Aidan has worked for the theatre composing incidental scores and soundscapes for many plays including King Lear, Some Voices, Traitors, and Hotel Sorrento, and he is a self-professed film music nut. Does some of this music inform his more traditional songwriting?

“Of course, I've learned a lot from playing with instruments that are unfamiliar to me, and blending that with the piano and guitar to try to explore a freer type of music where it just comes straight from instinct or need, very different to pop music. That's where the theatre and film stuff is so good – it inspires me to think outside the square with my songwriting, to push the folk and rock thing into a different space. I've written a lot of fairly straight folky stuff, but with this album I wanted to let loose a bit more, follow that uneven line, let the songs develop into something more.

In a way, this Maple Trail record can be considered very much an opus. Like Oldfields’ Tubular Bells – Dirty Echo Spark is a sprawling 59 minutes, and the album covers more difficult musical territory than previous recordings. There are at times almost cinematic textures, neo-60's vocal experimentation and layering; the harmonies and counter-point in second radio single ‘Rabbit’, in particular, calls out to the monumental master of such construction Brian Wilson.

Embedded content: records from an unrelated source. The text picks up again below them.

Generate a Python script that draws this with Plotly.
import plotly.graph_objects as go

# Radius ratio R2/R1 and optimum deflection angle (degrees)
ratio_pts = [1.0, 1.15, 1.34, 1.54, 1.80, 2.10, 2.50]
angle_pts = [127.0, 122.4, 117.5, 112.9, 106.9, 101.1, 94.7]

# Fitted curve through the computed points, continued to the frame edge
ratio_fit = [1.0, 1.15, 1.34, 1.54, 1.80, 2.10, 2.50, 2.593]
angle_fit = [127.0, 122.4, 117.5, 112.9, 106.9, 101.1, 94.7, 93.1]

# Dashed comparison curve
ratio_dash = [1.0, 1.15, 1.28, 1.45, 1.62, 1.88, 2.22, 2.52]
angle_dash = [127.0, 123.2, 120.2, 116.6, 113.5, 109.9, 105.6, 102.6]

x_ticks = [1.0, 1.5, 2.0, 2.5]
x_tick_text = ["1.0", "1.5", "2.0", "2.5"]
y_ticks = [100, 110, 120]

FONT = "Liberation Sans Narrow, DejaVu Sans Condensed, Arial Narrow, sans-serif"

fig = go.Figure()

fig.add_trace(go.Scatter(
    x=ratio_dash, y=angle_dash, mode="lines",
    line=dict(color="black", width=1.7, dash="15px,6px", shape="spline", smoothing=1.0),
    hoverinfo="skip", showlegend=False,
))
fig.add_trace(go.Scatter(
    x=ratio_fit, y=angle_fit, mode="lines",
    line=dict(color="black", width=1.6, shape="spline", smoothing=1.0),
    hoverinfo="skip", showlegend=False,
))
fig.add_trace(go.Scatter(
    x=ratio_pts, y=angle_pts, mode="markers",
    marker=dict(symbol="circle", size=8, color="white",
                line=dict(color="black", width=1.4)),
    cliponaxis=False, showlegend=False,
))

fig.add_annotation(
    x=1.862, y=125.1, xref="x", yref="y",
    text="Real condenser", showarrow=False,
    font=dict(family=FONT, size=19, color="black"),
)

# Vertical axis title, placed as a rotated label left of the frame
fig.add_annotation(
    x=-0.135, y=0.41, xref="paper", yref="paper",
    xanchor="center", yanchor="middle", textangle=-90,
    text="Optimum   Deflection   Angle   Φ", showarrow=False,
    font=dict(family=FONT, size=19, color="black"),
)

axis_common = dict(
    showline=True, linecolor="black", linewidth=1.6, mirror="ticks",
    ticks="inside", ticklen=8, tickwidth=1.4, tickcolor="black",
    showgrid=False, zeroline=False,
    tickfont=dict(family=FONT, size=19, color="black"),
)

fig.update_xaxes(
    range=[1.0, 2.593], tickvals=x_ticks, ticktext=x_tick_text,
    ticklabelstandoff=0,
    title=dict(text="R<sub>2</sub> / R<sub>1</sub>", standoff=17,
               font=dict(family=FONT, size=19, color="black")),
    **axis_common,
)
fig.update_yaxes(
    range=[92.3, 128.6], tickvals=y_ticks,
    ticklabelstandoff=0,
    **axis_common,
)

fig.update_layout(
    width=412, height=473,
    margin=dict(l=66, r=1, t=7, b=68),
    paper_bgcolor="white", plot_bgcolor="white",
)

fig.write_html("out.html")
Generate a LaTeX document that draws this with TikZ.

Coupled with this are some more isolated moments of hip-hop (in a raggedy-folky kind of way) and wide lush reverb string and horn ensembles in Terminal Song; previously released as a guitar-only b-side on the New York single.

Mixed at BJB Studios with Simon Berkfinger (veteran collaborator for Broken Stone Records' Des Miller and Richard In Your Mind). Dirty Echo Spark was then mastered in March by acclaimed local engineer William Bowden. The first single, the stomping and ethereal 'New York', released with a collection of B-sides on Broken Stone Records in November of 2007 was the perfect pre-curser for the album. Generating some close attention on the ABC’s Triple J and community radio stations around Australia.

Dirty Echo Spark is now scheduled for release this June on Broken Stone Records.